But critics say the requirements in HB 441 are not reasonable.
Steve DelBianco, president of NetChoice, an organization that advocates for limited government, competition and choice for the Internet and opposes HB 441, said that when people hold political signs at a shopping mall, members of the public understand that their views aren’t necessarily the same as the mall owners’ views.
“Put simply, who a platform accepts as a user and what content the platform tolerates from that user reflect on the platform’s public image,” he wrote in a memorandum to lawmakers.
And even if social media platforms becomes classified as common carriers, he said common carriers also have First Amendment rights. For instance, an airline can kick someone off a plane for wearing a T-shirt with words it doesn’t like.
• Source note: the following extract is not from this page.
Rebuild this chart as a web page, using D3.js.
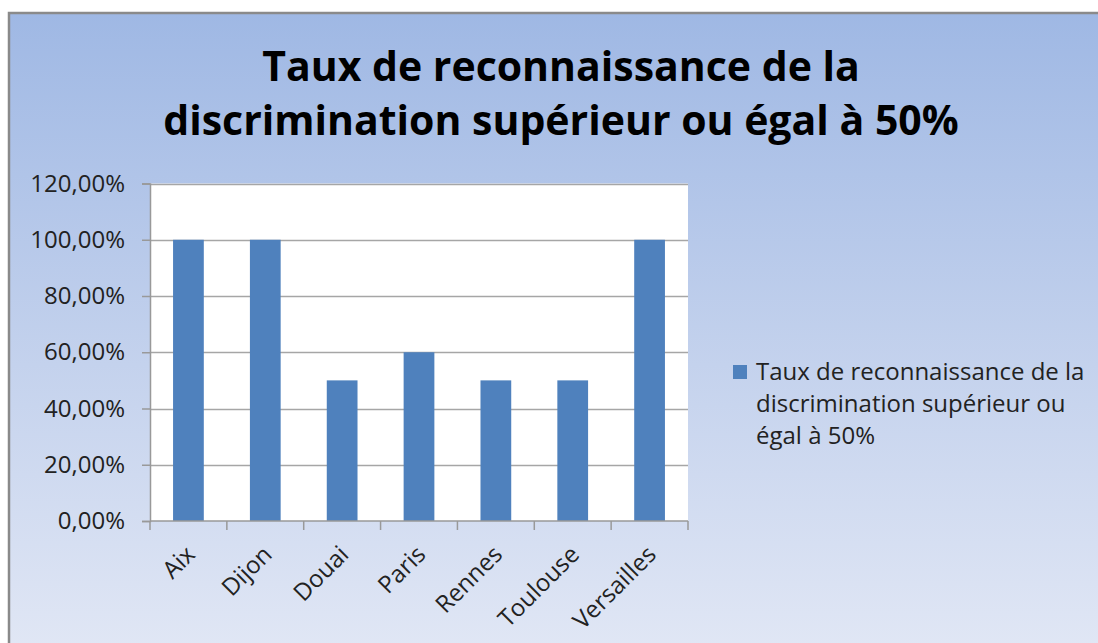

“You don’t lose First Amendment protections just because you’re a common carrier,” he said.
“Both Florida and Texas also created new private lawsuit mechanisms for their citizens, similar to HB 441,” DelBianco said. “But in both Florida and Texas, the strong injunction opinions have apparently dissuaded any private citizens from bringing a lawsuit in either of those states.”
The U.S. Supreme Court has previously ruled that states may protect First Amendment rights above the U.S. Constitution, as long as the state protections don’t conflict with the U.S. Constitution. But in this case, the First Amendment rights of the platforms would be violated, and federal law is supreme, DelBianco said.
The Columbus area is home to several data centers, including one owned by Facebook.
“Ohio rivals Northern Virginia for data centers, so the very same companies that would be subject to lawsuits under this law,” DelBianco said. “I get the politics, or some Republicans wanting this bill, but I wonder if Gov. (Mike) DeWine would sign it into law when it slaps the very same companies that are investing billions in Ohio’s economy, especially when that law will be held unconstitutional.”